Now for your question about not creating extra rows... That is what a simple transaction + application logic is great at.
Start a transaction
Run a select to see if the record in question is there
If not, insert one
Was there a problem with that approach?
Hope this helps.
After experimentation, and with some help from MySQL Conditional INSERT and http://www.artfulsoftware.com/infotree/queries.php#101, I found a query that worked:
INSERT INTO `steam_prices`(
`steam_id`,
`cc`,
`price`,
`update`
)
SELECT 7870, 'us', 999, NOW()
FROM `steam_prices` AS p1
LEFT JOIN `steam_prices` AS p2 ON p1.`steam_id`=p2.`steam_id` AND p1.`update` < p2.`update`
WHERE
p2.`steam_id` IS NULL
AND p1.`steam_id`=7870
AND p1.`cc`='us'
AND (
p1.`price`<>999
)
The answer is to first return all rows where there is no earlier timestamp. This is done with a within-group aggregate. You join a table with itself only on rows where the timestamp is earlier. If it fails to join (the timestamp was not earlier) then you know that row contains the latest timestamp. These rows will have a NULL id in the joined table (failed to join).
After you have selected all rows with the latest timestamp, grab only those rows where the steam_id is the steam_id you're looking for and where the price is different from the new price that you're entering. If there are no rows with a different price for that game at this point then the price has not changed since the last update, so an empty set is returned. When an empty set is returned the SELECT statement fails and nothing is inserted. If the SELECT statement succeeds (a different price was found) then it returns the row 7870, 'us', 999, NOW() which is inserted into our table.

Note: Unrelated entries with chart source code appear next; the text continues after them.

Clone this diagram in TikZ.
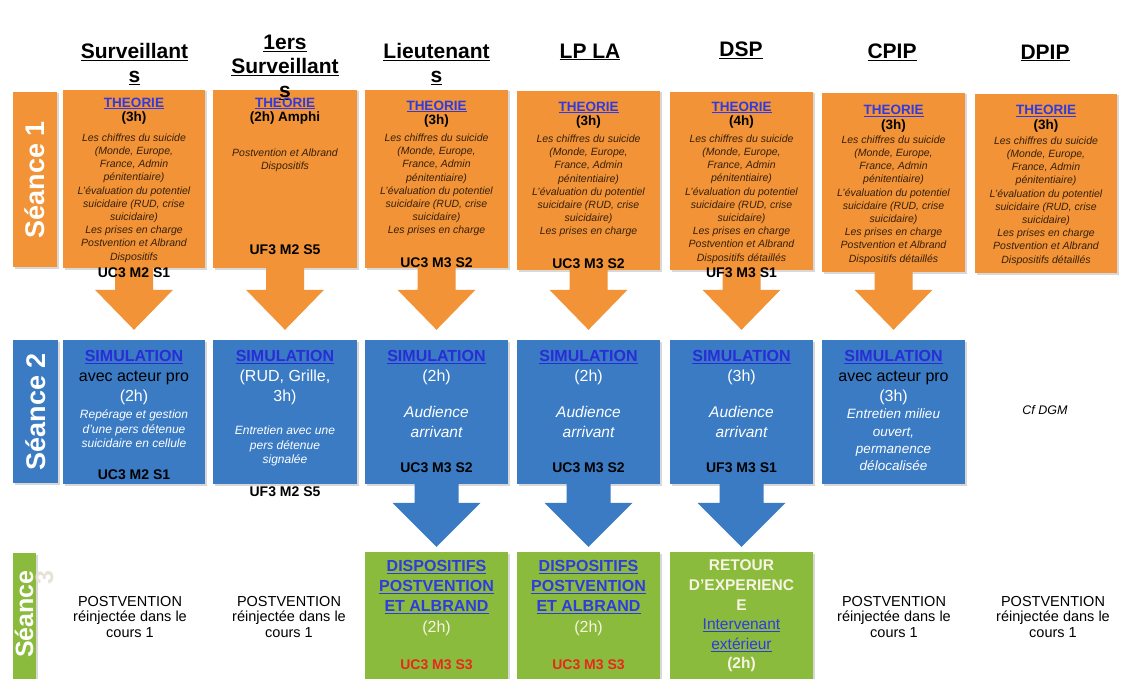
\documentclass[tikz,border=0pt]{standalone}
\usepackage{fontspec}
\setmainfont{Liberation Sans}
\usetikzlibrary{calc,shadows}
\definecolor{ocol}{RGB}{241,147,54}
\definecolor{bcol}{RGB}{58,123,196}
\definecolor{gcol}{RGB}{138,187,60}
\definecolor{lnk}{RGB}{48,58,225}
\definecolor{slnk}{RGB}{40,45,215}
\definecolor{rcol}{RGB}{232,40,30}
\definecolor{obody}{RGB}{55,32,10}
\definecolor{cream}{RGB}{248,244,228}
\newcommand\mkbox[6]{\node[#1,minimum width={#5-#3},minimum height={#6-#4}] (#2) at ({(#3+#5)/2},{(#4+#6)/2}) {};}
\newcommand\blockarrow[7]{%
  \fill[#1] let \p1=(#2), \p2=(#3) in
  (\x1-#4,\y1) -- (\x1-#4,\y2+#6+#7) -- (\x1-#5,\y2+#6+#7) -- (\x1,\y2+#6)
  -- (\x1+#5,\y2+#6+#7) -- (\x1+#4,\y2+#6+#7) -- (\x1+#4,\y1) -- cycle;}
\newcommand\theobody{Les chiffres du suicide\\(Monde, Europe,\\France, Admin\\pénitentiaire)\\L'évaluation du potentiel\\suicidaire (RUD, crise\\suicidaire)\\Les prises en charge}
\newcommand\lk[1]{\textcolor{lnk}{\underline{#1}}}
\newcommand\slk[1]{\textcolor{slnk}{\underline{#1}}}
\begin{document}
\begin{tikzpicture}[x=1pt,y=-1pt,
  shad/.style={drop shadow={opacity=0.3,shadow xshift=1.5pt,shadow yshift=-1.5pt}},
  obox/.style={fill=ocol,shad,inner sep=0,draw=none},
  bbox/.style={fill=bcol,shad,inner sep=0,draw=none},
  gbox/.style={fill=gcol,shad,inner sep=0,draw=none},
  txt/.style={align=center,inner sep=0},
  hdr/.style={txt,font=\fontsize{21}{24}\selectfont\bfseries},
  ottl/.style={txt,font=\fontsize{13.5}{14.5}\selectfont\bfseries},
  obodyst/.style={txt,font=\fontsize{10.5}{13.2}\selectfont\itshape,text=obody},
  code/.style={txt,font=\fontsize{14}{16}\selectfont\bfseries},
  sttl/.style={txt,font=\fontsize{16}{20}\selectfont},
  sit/.style={txt,font=\fontsize{12}{14.5}\selectfont\itshape,text=white},
  aud/.style={txt,font=\fontsize{15.5}{20}\selectfont\itshape,text=white},
  gttl/.style={txt,font=\fontsize{16}{20}\selectfont},
  seance/.style={txt,font=\fontsize{27}{30}\selectfont\bfseries,text=white,rotate=90},
  post/.style={txt,font=\fontsize{14.5}{15.5}\selectfont},
]
\useasboundingbox (0,0) rectangle (1131,679);
\fill[white] (0,0) rectangle (1131,679);

% row labels
\mkbox{obox}{s1}{13}{92}{57}{267}
\mkbox{bbox}{s2}{13}{340}{58}{483}
\mkbox{gbox}{s3}{13}{553}{36}{690}

% orange boxes
\mkbox{obox}{o1}{63}{90}{205}{268}
\mkbox{obox}{o2}{213}{90}{357}{268}
\mkbox{obox}{o3}{365}{90}{508}{268}
\mkbox{obox}{o4}{517}{91}{660}{270}
\mkbox{obox}{o5}{670}{92}{813}{270}
\mkbox{obox}{o6}{822}{93}{965}{272}
\mkbox{obox}{o7}{975}{94}{1117}{273}

% blue boxes
\mkbox{bbox}{b1}{63}{340}{205}{484}
\mkbox{bbox}{b2}{213}{340}{357}{484}
\mkbox{bbox}{b3}{365}{340}{508}{484}
\mkbox{bbox}{b4}{517}{340}{660}{484}
\mkbox{bbox}{b5}{670}{340}{813}{484}
\mkbox{bbox}{b6}{822}{340}{965}{484}

% green boxes
\mkbox{gbox}{g3}{365}{552}{508}{690}
\mkbox{gbox}{g4}{517}{552}{660}{690}
\mkbox{gbox}{g5}{670}{552}{813}{690}

% block arrows
\blockarrow{ocol}{o1.south}{b1.north}{19}{39}{10}{40}
\blockarrow{ocol}{o2.south}{b2.north}{19}{39}{10}{40}
\blockarrow{ocol}{o3.south}{b3.north}{19}{39}{10}{40}
\blockarrow{ocol}{o4.south}{b4.north}{19}{39}{10}{40}
\blockarrow{ocol}{o5.south}{b5.north}{19}{39}{10}{40}
\blockarrow{ocol}{o6.south}{b6.north}{19}{39}{10}{40}
\blockarrow{bcol}{b3.south}{g3.north}{22}{44}{5}{44}
\blockarrow{bcol}{b4.south}{g4.north}{22}{44}{5}{44}
\blockarrow{bcol}{b5.south}{g5.north}{22}{44}{5}{44}

% row label texts
\node[seance] (s1t) at (s1) {Séance 1};
\node[seance] (s2t) at (s2) {Séance 2};
\node[seance,font=\fontsize{25}{20}\selectfont\bfseries,align=right] (s3t) at (34,614) {Séance\\\textcolor{cream!85!gray}{3}};

% headers
\node[hdr] (h1) at (134.5,64) {\underline{Surveillant}\\\underline{s}};
\node[hdr] (h2) at (285,67) {\underline{1ers}\\\underline{Surveillant}\\\underline{s}};
\node[hdr] (h3) at (436.5,64) {\underline{Lieutenant}\\\underline{s}};
\node[hdr] (h4) at (590,52) {\underline{LP LA}};
\node[hdr] (h5) at (741,50) {\underline{DSP}};
\node[hdr] (h6) at (892,52) {\underline{CPIP}};
\node[hdr] (h7) at (1045,53) {\underline{DPIP}};

% orange contents
\node[ottl] (o1a) at (134,111) {\lk{THEORIE}\\(3h)};
\node[obodyst] (o1b) at (134,198) {\theobody\\Postvention et Albrand\\Dispositifs};
\node[code] (o1c) at (134,273) {UC3 M2 S1};

\node[ottl] (o2a) at (285,111) {\lk{THEORIE}\\(2h) Amphi};
\node[obodyst] (o2b) at (285,160) {Postvention et Albrand\\Dispositifs};
\node[code] (o2c) at (285,250) {UF3 M2 S5};

\node[ottl] (o3a) at (436.5,114) {\lk{THEORIE}\\(3h)};
\node[obodyst] (o3b) at (436.5,185) {\theobody};
\node[code] (o3c) at (436.5,263) {UC3 M3 S2};

\node[ottl] (o4a) at (588.5,115) {\lk{THEORIE}\\(3h)};
\node[obodyst] (o4b) at (588.5,186) {\theobody};
\node[code] (o4c) at (588.5,264) {UC3 M3 S2};

\node[ottl] (o5a) at (741.5,115) {\lk{THEORIE}\\(4h)};
\node[obodyst] (o5b) at (741.5,199) {\theobody\\Postvention et Albrand\\Dispositifs détaillés};
\node[code] (o5c) at (741.5,273) {UF3 M3 S1};

\node[ottl] (o6a) at (893.5,118.5) {\lk{THEORIE}\\(3h)};
\node[obodyst] (o6b) at (893.5,200) {\theobody\\Postvention et Albrand\\Dispositifs détaillés};

\node[ottl] (o7a) at (1046,118.5) {\lk{THEORIE}\\(3h)};
\node[obodyst] (o7b) at (1046,201) {\theobody\\Postvention et Albrand\\Dispositifs détaillés};

% blue contents
\node[sttl] (b1a) at (134,378) {\textbf{\slk{SIMULATION}}\\avec acteur pro\\\textcolor{white}{(2h)}};
\node[sit] (b1b) at (134,429) {Repérage et gestion\\d'une pers détenue\\suicidaire en cellule};
\node[code] (b1c) at (134,475) {UC3 M2 S1};

\node[sttl,text=white] (b2a) at (285,378) {\textbf{\slk{SIMULATION}}\\(RUD, Grille,\\3h)};
\node[sit] (b2b) at (285,446) {Entretien avec une\\pers détenue\\signalée};
\node[code] (b2c) at (285,492) {UF3 M2 S5};

\node[sttl,text=white] (b3a) at (436.5,367.5) {\textbf{\slk{SIMULATION}}\\(2h)};
\node[aud] (b3b) at (436.5,422) {Audience\\arrivant};
\node[code] (b3c) at (436.5,468) {UC3 M3 S2};

\node[sttl,text=white] (b4a) at (588.5,367.5) {\textbf{\slk{SIMULATION}}\\(2h)};
\node[aud] (b4b) at (588.5,422) {Audience\\arrivant};
\node[code] (b4c) at (588.5,468) {UC3 M3 S2};

\node[sttl,text=white] (b5a) at (741.5,367.5) {\textbf{\slk{SIMULATION}}\\(3h)};
\node[aud] (b5b) at (741.5,422) {Audience\\arrivant};
\node[code] (b5c) at (741.5,468) {UF3 M3 S1};

\node[sttl] (b6a) at (893.5,378) {\textbf{\slk{SIMULATION}}\\avec acteur pro\\\textcolor{white}{(3h)}};
\node[sit,font=\fontsize{13.5}{17.3}\selectfont\itshape] (b6b) at (893.5,440) {Entretien milieu\\ouvert,\\permanence\\délocalisée};

\node[txt,font=\fontsize{12.5}{14}\selectfont\itshape] (cf) at (1045,410) {Cf DGM};

% green contents
\node[gttl] (g3a) at (436.5,587) {\textbf{\lk{DISPOSITIFS}}\\\textbf{\lk{POSTVENTION}}\\\textbf{\lk{ET ALBRAND}}};
\node[gttl,text=cream] (g3b) at (436.5,628) {(2h)};
\node[code,text=rcol] (g3c) at (436.5,665) {UC3 M3 S3};

\node[gttl] (g4a) at (588.5,587) {\textbf{\lk{DISPOSITIFS}}\\\textbf{\lk{POSTVENTION}}\\\textbf{\lk{ET ALBRAND}}};
\node[gttl,text=cream] (g4b) at (588.5,628) {(2h)};
\node[code,text=rcol] (g4c) at (588.5,665) {UC3 M3 S3};

\node[txt,font=\fontsize{15.5}{19.6}\selectfont,text=cream] (g5a) at (741.5,616) {\textbf{RETOUR}\\\textbf{D'EXPERIENC}\\\textbf{E}\\\lk{Intervenant}\\\lk{extérieur}\\\textbf{(2h)}};

% row 3 plain texts
\node[post] (p1) at (130,617) {POSTVENTION\\réinjectée dans le\\cours 1};
\node[post] (p2) at (289,617) {POSTVENTION\\réinjectée dans le\\cours 1};
\node[post] (p6) at (894,617) {POSTVENTION\\réinjectée dans le\\cours 1};
\node[post] (p7) at (1053,617) {POSTVENTION\\réinjectée dans le\\cours 1};
\end{tikzpicture}
\end{document}
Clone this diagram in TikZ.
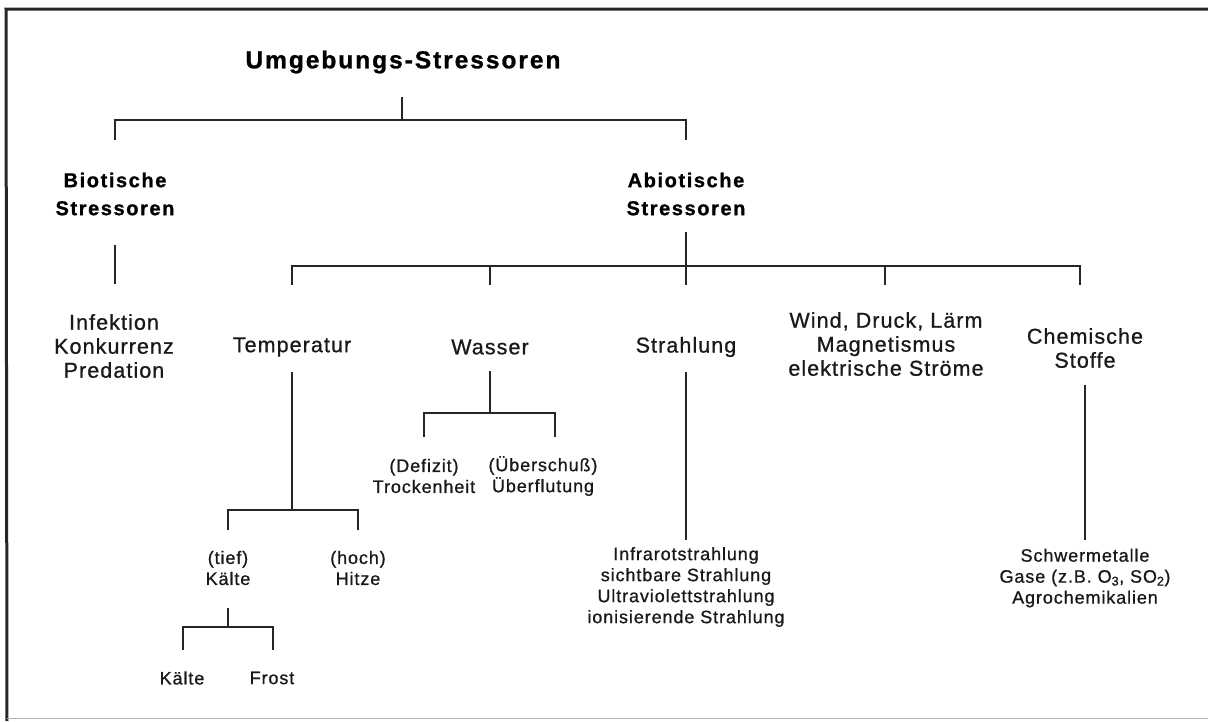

EDIT - I actually found a mistake with the above query a little while later and I have since revised it. The query above will insert a new row if the price has changed since the last update, but it will not insert a row if there are currently no prices in the database for that item.
To resolve this I had to take advantage of the DUAL table (which always contains one row), then use an OR in the where clause to test for a different price OR an empty set
INSERT INTO `steam_prices`(
`steam_id`,
`cc`,
`price`,
`update`
)
SELECT 12345, 'us', 999, NOW()
FROM DUAL
WHERE
NOT EXISTS (
SELECT `steam_id`
FROM `steam_prices`
WHERE `steam_id`=12345
)
OR
EXISTS (
SELECT p1.`steam_id`
FROM `steam_prices` AS p1
LEFT JOIN `steam_prices` AS p2 ON p1.`steam_id`=p2.`steam_id` AND p1.`update` < p2.`update`
WHERE
p2.`steam_id` IS NULL
AND p1.`steam_id`=12345
AND p1.`cc`='us'
AND (
p1.`price`<>999
)
)
It's very long, it's very ugly, and it's very complicated. But it works exactly as advertised. If there is no price in the database for a certain steam_id then it inserts a new row. If there is already a price then it checks the price with the most recent update and, if different, inserts a new row.